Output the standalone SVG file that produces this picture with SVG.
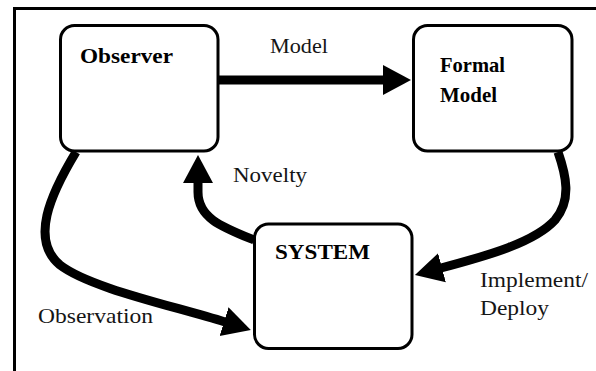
<svg xmlns="http://www.w3.org/2000/svg" width="596" height="371" viewBox="0 0 596 371">
<style>
.box{fill:#fff;stroke:#000;stroke-width:3}
.conn{fill:none;stroke:#000;stroke-width:9}
.t{font-size:21px;fill:#151515}
.b{font-weight:bold;fill:#000}
</style>
<defs>
<marker id="ah" markerUnits="userSpaceOnUse" markerWidth="32" markerHeight="34" viewBox="0 -17 32 34" refX="1" refY="0" orient="auto">
<path d="M0,-15 L28,0 L0,15 z" fill="#000"/>
</marker>
</defs>
<rect width="596" height="371" fill="#fff"/>
<g id="frame">
<line x1="13" y1="8.5" x2="596" y2="8.5" stroke="#000" stroke-width="3"/>
<line x1="14.5" y1="7" x2="14.5" y2="371" stroke="#000" stroke-width="3"/>
</g>
<g font-family="Liberation Serif, DejaVu Serif, serif">
<g id="connectors">
<path class="conn" d="M219,80 L384,80" marker-end="url(#ah)"/>
<path class="conn" d="M558,152 C566,175 572,200 555,220 C535,242 490,255 441,268" marker-end="url(#ah)"/>
<path class="conn" d="M254,240 C222,227 198,218 198,192 L198,182" marker-end="url(#ah)"/>
<path class="conn" d="M76,152 C50,195 30,240 60,265 C90,288 170,305 225,322" marker-end="url(#ah)"/>
<text class="t" x="270" y="53" textLength="58" lengthAdjust="spacingAndGlyphs">Model</text>
<text class="t" x="233" y="182" textLength="74" lengthAdjust="spacingAndGlyphs">Novelty</text>
<text class="t" x="38" y="323" textLength="115" lengthAdjust="spacingAndGlyphs">Observation</text>
<text class="t" x="480" y="287" textLength="108" lengthAdjust="spacingAndGlyphs">Implement/</text>
<text class="t" x="480" y="315" textLength="69" lengthAdjust="spacingAndGlyphs">Deploy</text>
</g>
<g id="observer">
<rect class="box" x="60.5" y="25.5" width="157.5" height="125.5" rx="14"/>
<text class="t b" x="80" y="63" textLength="93" lengthAdjust="spacingAndGlyphs">Observer</text>
</g>
<g id="formal-model">
<rect class="box" x="413.5" y="25.5" width="158.5" height="125.5" rx="14"/>
<text class="t b" x="440" y="72" textLength="65" lengthAdjust="spacingAndGlyphs">Formal</text>
<text class="t b" x="440" y="102" textLength="57" lengthAdjust="spacingAndGlyphs">Model</text>
</g>
<g id="system">
<rect class="box" x="254.5" y="224" width="157.5" height="124.5" rx="14"/>
<text class="t b" x="275" y="259" textLength="95" lengthAdjust="spacingAndGlyphs">SYSTEM</text>
</g>
</g>
</svg>
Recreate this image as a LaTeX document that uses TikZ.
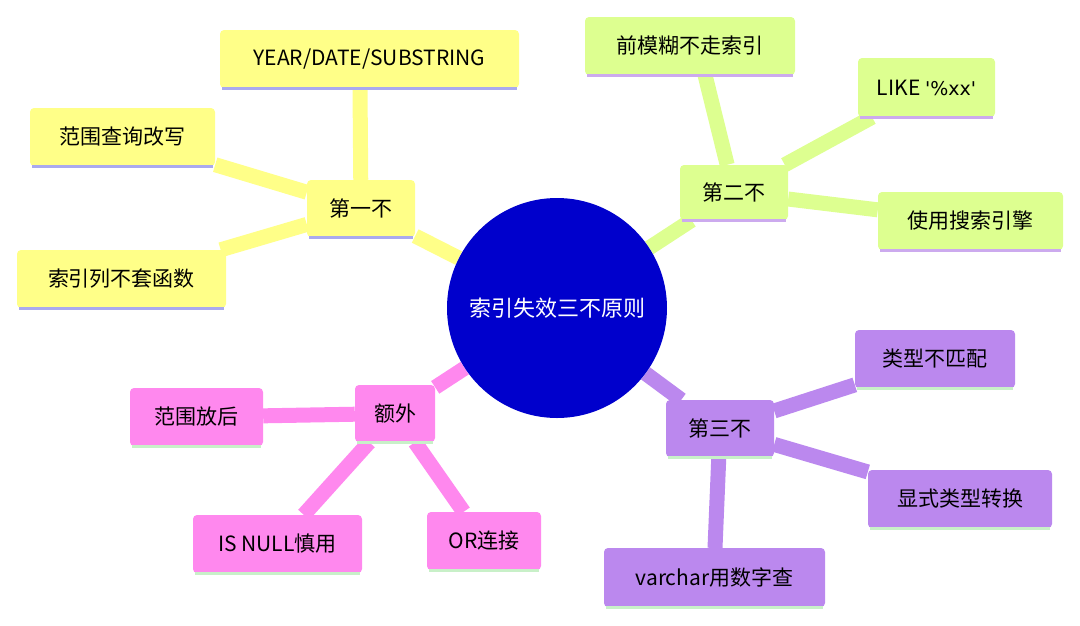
\documentclass[tikz,border=0pt]{standalone}
\usepackage{fontspec}
\setmainfont{Noto Sans CJK SC}
\newfontfamily\lat{DejaVu Sans}
\usetikzlibrary{backgrounds}
\definecolor{yel}{HTML}{FFFF88}
\definecolor{grn}{HTML}{DDFF90}
\definecolor{pur}{HTML}{BB88EE}
\definecolor{pnk}{HTML}{FF88EE}
\definecolor{lav}{HTML}{AAAAEE}
\definecolor{mint}{HTML}{C8F0C8}
\definecolor{lil}{HTML}{CCAAEE}
\definecolor{cblue}{HTML}{0000CC}
\tikzset{
  bx/.style={rectangle, rounded corners=4pt, inner sep=0pt, font=\fontsize{21}{24}\selectfont},
  con/.style={line width=15pt},
}
\begin{document}
\begin{tikzpicture}[x=1pt,y=-1pt]
\useasboundingbox (0,0) rectangle (1080,625);
\newcommand\bxn[7]{\node[bx,fill=#2,minimum width=#5-#3,minimum height=#6-#4] (#1) at ({(#3+#5)/2},{(#4+#6)/2}) {#7};}
\node[circle,fill=cblue,minimum size=220pt,text=white,font=\fontsize{22}{26}\selectfont] (c) at (557,308) {索引失效三不原则};
\bxn{y0}{yel}{307}{180}{415}{237}{第一不}
\bxn{y1}{yel}{220}{30}{519}{88}{YEAR/DATE/SUBSTRING}
\bxn{y2}{yel}{30}{108}{215}{166}{范围查询改写}
\bxn{y3}{yel}{17}{250}{226}{308}{索引列不套函数}
\bxn{g0}{grn}{680}{165}{788}{220}{第二不}
\bxn{g1}{grn}{585}{17}{795}{75}{前模糊不走索引}
\bxn{g2}{grn}{858}{58}{995}{117}{LIKE {\lat\fontsize{19}{22}\selectfont\char"27\%xx\char"27}}
\bxn{g3}{grn}{878}{192}{1063}{250}{使用搜索引擎}
\bxn{p0}{pur}{666}{400}{774}{457}{第三不}
\bxn{p1}{pur}{855}{330}{1015}{388}{类型不匹配}
\bxn{p2}{pur}{868}{470}{1052}{528}{显式类型转换}
\bxn{p3}{pur}{604}{548}{825}{607}{varchar用数字查}
\bxn{k0}{pnk}{355}{385}{435}{442}{额外}
\bxn{k1}{pnk}{130}{388}{263}{446}{范围放后}
\bxn{k2}{pnk}{193}{515}{362}{573}{IS NULL慎用}
\bxn{k3}{pnk}{427}{512}{541}{570}{OR连接}
\begin{scope}[on background layer]
\draw[con,yel] (c) -- (y0);
\draw[con,yel] (y0) -- (360,88);
\draw[con,yel] (y0) -- (y2);
\draw[con,yel] (y0) -- (y3);
\draw[con,grn] (c) -- (g0);
\draw[con,grn] (g0) -- (705,75);
\draw[con,grn] (g0) -- (g2);
\draw[con,grn] (g0) -- (g3);
\draw[con,pur] (c) -- (p0);
\draw[con,pur] (p0) -- (p1);
\draw[con,pur] (p0) -- (p2);
\draw[con,pur] (p0) -- (715,548);
\draw[con,pnk] (c) -- (k0);
\draw[con,pnk] (k0) -- (k1);
\draw[con,pnk] (k0) -- (k2);
\draw[con,pnk] (k0) -- (k3);
\end{scope}
\foreach \n/\c in {y0/lav,y1/lav,y2/lav,y3/lav,g0/lil,g1/lil,g2/lil,g3/lil,p0/mint,p1/mint,p2/mint,p3/mint,k0/mint,k1/mint,k2/mint,k3/mint}
  \draw[line width=3pt,\c] ([xshift=2pt]\n.south west) -- ([xshift=-2pt]\n.south east);
\end{tikzpicture}
\end{document}
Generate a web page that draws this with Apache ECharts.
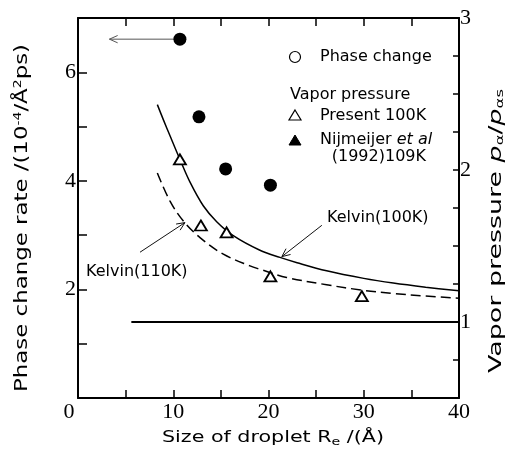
<!DOCTYPE html>
<html>
<head>
<meta charset="utf-8">
<script src="https://cdn.jsdelivr.net/npm/echarts@6/dist/echarts.min.js"></script>
<style>
  html, body { margin: 0; padding: 0; background: #fff; }
  #chart { width: 513px; height: 458px; }
</style>
</head>
<body>
<div id="chart"></div>
<script>
// Phase change rate of droplets (left axis)
const rateSize = [10.7, 12.7, 15.5, 20.2];
const rateValue = [6.61, 5.18, 4.22, 3.92];

// Vapor pressure from the present simulation, 100K (right axis)
const vaporSize = [10.7, 12.9, 15.6, 20.2, 29.8];
const vaporValue = [2.07, 1.635, 1.59, 1.30, 1.17];

// Kelvin equation curve, 100K
const kelvin100Size = [8.33, 9.0, 9.66, 10.7, 11.76, 13.15, 14.56, 16.3, 19.1, 21.2, 23.0, 26.1, 30.0, 33.1, 36.5, 40.0];
const kelvin100Value = [2.43, 2.325, 2.225, 2.07, 1.92, 1.765, 1.66, 1.568, 1.472, 1.425, 1.39, 1.337, 1.287, 1.256, 1.229, 1.205];

// Kelvin equation curve, 110K
const kelvin110Size = [8.33, 9.66, 11.06, 12.81, 15.26, 18.06, 19.1, 21.9, 26.1, 30.0, 33.1, 36.5, 40.0];
const kelvin110Value = [1.98, 1.795, 1.664, 1.555, 1.446, 1.369, 1.347, 1.293, 1.245, 1.208, 1.188, 1.171, 1.157];

// Saturation reference p/ps = 1
const flatSize = [5.6, 40];
const flatValue = [1, 1];

// Annotation arrows: [tailX, tailY, headX, headY]
const rateArrow = [[10.7, 6.61, 3.3, 6.61]];
const kelvinArrows = [[25.6, 1.636, 21.4, 1.43], [6.51, 1.459, 11.23, 1.654]];

// Tick labels
const xLabels = [0, 10, 20, 30, 40];
const leftLabels = [2, 4, 6];
const rightLabels = [1, 2, 3];

const SANS = '"DejaVu Sans", sans-serif';
const SERIF = '"Liberation Serif", "Times New Roman", serif';

function zip(a, b) { return a.map((v, i) => [v, b[i]]); }

// width of a run of text pieces [text, size, style]
const measureCtx = document.createElement('canvas').getContext('2d');
function runWidth(pieces) {
  let w = 0;
  pieces.forEach(([t, size, style]) => {
    measureCtx.font = (style ? style + ' ' : '') + size + 'px ' + SANS;
    w += measureCtx.measureText(t).width;
  });
  return w;
}

// Axis titles, widened along the reading direction to the spaced-out lettering
function axisTitle(x, y, rotation, span, pieces, rich, text) {
  const w = runWidth(pieces);
  return {
    type: 'text', x: x, y: y, rotation: rotation, scaleX: span / w,
    style: {
      text: text, font: pieces[0][1] + 'px ' + SANS, fill: '#000',
      align: 'center', verticalAlign: 'middle', rich: rich
    }
  };
}

function arrowItem(color) {
  return function (params, api) {
    const p0 = api.coord([api.value(0), api.value(1)]);
    const p1 = api.coord([api.value(2), api.value(3)]);
    const ang = Math.atan2(p1[1] - p0[1], p1[0] - p0[0]);
    const L = 9, w = 0.42;
    const a1 = [p1[0] - L * Math.cos(ang - w), p1[1] - L * Math.sin(ang - w)];
    const a2 = [p1[0] - L * Math.cos(ang + w), p1[1] - L * Math.sin(ang + w)];
    return {
      type: 'group',
      children: [
        { type: 'line', shape: { x1: p0[0], y1: p0[1], x2: p1[0], y2: p1[1] },
          style: { stroke: color, lineWidth: 1 } },
        { type: 'polyline', shape: { points: [a1, p1, a2] },
          style: { stroke: color, lineWidth: 1, fill: null } }
      ]
    };
  };
}

const chart = echarts.init(document.getElementById('chart'), null, { renderer: 'canvas' });

const tickStyle = { color: '#000', width: 1.5 };
const supStyle = { fontFamily: SANS, fontSize: 11, fill: '#000', verticalAlign: 'top', padding: [0, 0, 8, 0] };
const subStyle = { fontFamily: SANS, fontSize: 11, fill: '#000', verticalAlign: 'bottom', padding: [8, 0, 0, 0] };

const leftTitle = axisTitle(22, 218, Math.PI / 2, 348,
  [['Phase change rate /(10', 18], ['-4', 11], ['/Å', 18], ['2', 11], ['ps)', 18]],
  { sup: supStyle },
  'Phase change rate /(10{sup|-4}/Å{sup|2}ps)');

const rightTitle = axisTitle(496, 231, Math.PI / 2, 284,
  [['Vapor pressure ', 18], ['p', 18, 'italic'], ['α', 11], ['/', 18], ['p', 18, 'italic'], ['αs', 11]],
  { it: { fontFamily: SANS, fontSize: 18, fontStyle: 'italic', fill: '#000' }, sub: subStyle },
  'Vapor pressure {it|p}{sub|α}/{it|p}{sub|αs}');

const bottomTitle = axisTitle(273, 438, 0, 222,
  [['Size of droplet R', 16], ['e', 11], [' /(Å)', 16]],
  { sub: subStyle },
  'Size of droplet R{sub|e} /(Å)');

chart.setOption({
  animation: false,
  backgroundColor: '#fff',
  grid: { left: 78, right: 54, top: 18, bottom: 60 },
  xAxis: [
    {
      type: 'value', min: 0, max: 40, interval: 5, position: 'bottom',
      axisLine: { show: true, onZero: false, lineStyle: { color: '#000', width: 2 } },
      axisTick: { show: true, inside: true, length: 8, lineStyle: tickStyle },
      splitLine: { show: false },
      axisLabel: {
        margin: 3, color: '#000', fontFamily: SERIF, fontSize: 22,
        formatter: v => xLabels.includes(v) ? (v === 0 ? '{z|0}' : String(v)) : '',
        rich: { z: { fontFamily: SERIF, fontSize: 22, color: '#000', padding: [0, 18, 0, 0] } }
      }
    },
    {
      type: 'value', min: 0, max: 40, interval: 5, position: 'top',
      axisLine: { show: true, onZero: false, lineStyle: { color: '#000', width: 2 } },
      axisTick: { show: true, inside: true, length: 8, lineStyle: tickStyle },
      axisLabel: { show: false },
      splitLine: { show: false }
    }
  ],
  yAxis: [
    {
      type: 'value', min: 0, max: 7, interval: 1, position: 'left',
      axisLine: { show: true, onZero: false, lineStyle: { color: '#000', width: 2 } },
      axisTick: { show: true, inside: true, length: 9, lineStyle: tickStyle },
      splitLine: { show: false },
      axisLabel: {
        margin: 2, color: '#000', fontFamily: SERIF, fontSize: 22,
        formatter: v => leftLabels.includes(v) ? String(v) : ''
      }
    },
    {
      type: 'value', min: 0.5, max: 3, interval: 0.25, position: 'right',
      axisLine: { show: true, onZero: false, lineStyle: { color: '#000', width: 2 } },
      axisTick: { show: true, inside: true, length: 6, lineStyle: tickStyle },
      splitLine: { show: false },
      axisLabel: {
        margin: 1, color: '#000', fontFamily: SERIF, fontSize: 22,
        formatter: v => rightLabels.includes(v) ? String(v) : ''
      }
    }
  ],
  series: [
    {
      name: 'Saturation', type: 'line', xAxisIndex: 0, yAxisIndex: 1,
      data: zip(flatSize, flatValue), showSymbol: false, symbol: 'none',
      lineStyle: { color: '#000', width: 2 }, silent: true
    },
    {
      name: 'Kelvin(100K)', type: 'line', xAxisIndex: 0, yAxisIndex: 1,
      data: zip(kelvin100Size, kelvin100Value), smooth: 0.35, symbol: 'none',
      lineStyle: { color: '#000', width: 1.5 }, silent: true
    },
    {
      name: 'Kelvin(110K)', type: 'line', xAxisIndex: 0, yAxisIndex: 1,
      data: zip(kelvin110Size, kelvin110Value), smooth: 0.35, symbol: 'none',
      lineStyle: { color: '#000', width: 1.5, type: [10, 5] }, silent: true
    },
    {
      name: 'Kelvin arrows', type: 'custom', xAxisIndex: 0, yAxisIndex: 1,
      data: kelvinArrows, renderItem: arrowItem('#111'), clip: false,
      encode: { x: [0, 2], y: [1, 3] }, silent: true
    },
    {
      name: 'Rate arrow', type: 'custom', xAxisIndex: 0, yAxisIndex: 0,
      data: rateArrow, renderItem: arrowItem('#555'), clip: false,
      encode: { x: [0, 2], y: [1, 3] }, silent: true
    },
    {
      name: 'Present 100K', type: 'scatter', xAxisIndex: 0, yAxisIndex: 1,
      data: zip(vaporSize, vaporValue), symbol: 'triangle', symbolSize: [12, 10],
      itemStyle: { color: '#fff', borderColor: '#000', borderWidth: 1.8, opacity: 1 }, z: 5
    },
    {
      name: 'Phase change', type: 'scatter', xAxisIndex: 0, yAxisIndex: 0,
      data: zip(rateSize, rateValue), symbol: 'circle', symbolSize: 13,
      itemStyle: { color: '#000', opacity: 1 }, z: 5
    }
  ],
  graphic: [
    leftTitle, rightTitle, bottomTitle,
    // legend
    { type: 'circle', shape: { cx: 295, cy: 57, r: 5.5 }, style: { fill: '#fff', stroke: '#000', lineWidth: 1.2 } },
    { type: 'text', x: 320, y: 57, style: { text: 'Phase change', font: '16px ' + SANS, fill: '#000', verticalAlign: 'middle' } },
    { type: 'text', x: 290, y: 95, style: { text: 'Vapor pressure', font: '16px ' + SANS, fill: '#000', verticalAlign: 'middle' } },
    { type: 'polygon', shape: { points: [[295, 110], [301, 120], [289, 120]] }, style: { fill: '#fff', stroke: '#000', lineWidth: 1.2 } },
    { type: 'text', x: 320, y: 116, style: { text: 'Present 100K', font: '16px ' + SANS, fill: '#000', verticalAlign: 'middle' } },
    { type: 'polygon', shape: { points: [[295, 135], [301, 145], [289, 145]] }, style: { fill: '#000', stroke: '#000', lineWidth: 1 } },
    { type: 'text', x: 320, y: 140, style: {
        text: 'Nijmeijer {it|et al}', font: '16px ' + SANS, fill: '#000', verticalAlign: 'middle',
        rich: { it: { fontFamily: SANS, fontSize: 16, fontStyle: 'italic', fill: '#000' } } } },
    { type: 'text', x: 426, y: 157, style: { text: '(1992)109K', font: '16px ' + SANS, fill: '#000', verticalAlign: 'middle', align: 'right' } },
    // curve annotations
    { type: 'text', x: 327, y: 218, style: { text: 'Kelvin(100K)', font: '16px ' + SANS, fill: '#000', verticalAlign: 'middle' } },
    { type: 'text', x: 86, y: 272, style: { text: 'Kelvin(110K)', font: '16px ' + SANS, fill: '#000', verticalAlign: 'middle' } }
  ]
});
</script>
</body>
</html>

## STATED GOAL
Any pictures should be left out. Reproduce every line from the one holding "Generate a web" down to the one holding "const rightLabels = [1, 2, 3];", both of those lines included.

## TASK SOLUTION
Generate a web page that draws this with Apache ECharts.
<!DOCTYPE html>
<html>
<head>
<meta charset="utf-8">
<script src="https://cdn.jsdelivr.net/npm/echarts@6/dist/echarts.min.js"></script>
<style>
  html, body { margin: 0; padding: 0; background: #fff; }
  #chart { width: 513px; height: 458px; }
</style>
</head>
<body>
<div id="chart"></div>
<script>
// Phase change rate of droplets (left axis)
const rateSize = [10.7, 12.7, 15.5, 20.2];
const rateValue = [6.61, 5.18, 4.22, 3.92];

// Vapor pressure from the present simulation, 100K (right axis)
const vaporSize = [10.7, 12.9, 15.6, 20.2, 29.8];
const vaporValue = [2.07, 1.635, 1.59, 1.30, 1.17];

// Kelvin equation curve, 100K
const kelvin100Size = [8.33, 9.0, 9.66, 10.7, 11.76, 13.15, 14.56, 16.3, 19.1, 21.2, 23.0, 26.1, 30.0, 33.1, 36.5, 40.0];
const kelvin100Value = [2.43, 2.325, 2.225, 2.07, 1.92, 1.765, 1.66, 1.568, 1.472, 1.425, 1.39, 1.337, 1.287, 1.256, 1.229, 1.205];

// Kelvin equation curve, 110K
const kelvin110Size = [8.33, 9.66, 11.06, 12.81, 15.26, 18.06, 19.1, 21.9, 26.1, 30.0, 33.1, 36.5, 40.0];
const kelvin110Value = [1.98, 1.795, 1.664, 1.555, 1.446, 1.369, 1.347, 1.293, 1.245, 1.208, 1.188, 1.171, 1.157];

// Saturation reference p/ps = 1
const flatSize = [5.6, 40];
const flatValue = [1, 1];

// Annotation arrows: [tailX, tailY, headX, headY]
const rateArrow = [[10.7, 6.61, 3.3, 6.61]];
const kelvinArrows = [[25.6, 1.636, 21.4, 1.43], [6.51, 1.459, 11.23, 1.654]];

// Tick labels
const xLabels = [0, 10, 20, 30, 40];
const leftLabels = [2, 4, 6];
const rightLabels = [1, 2, 3];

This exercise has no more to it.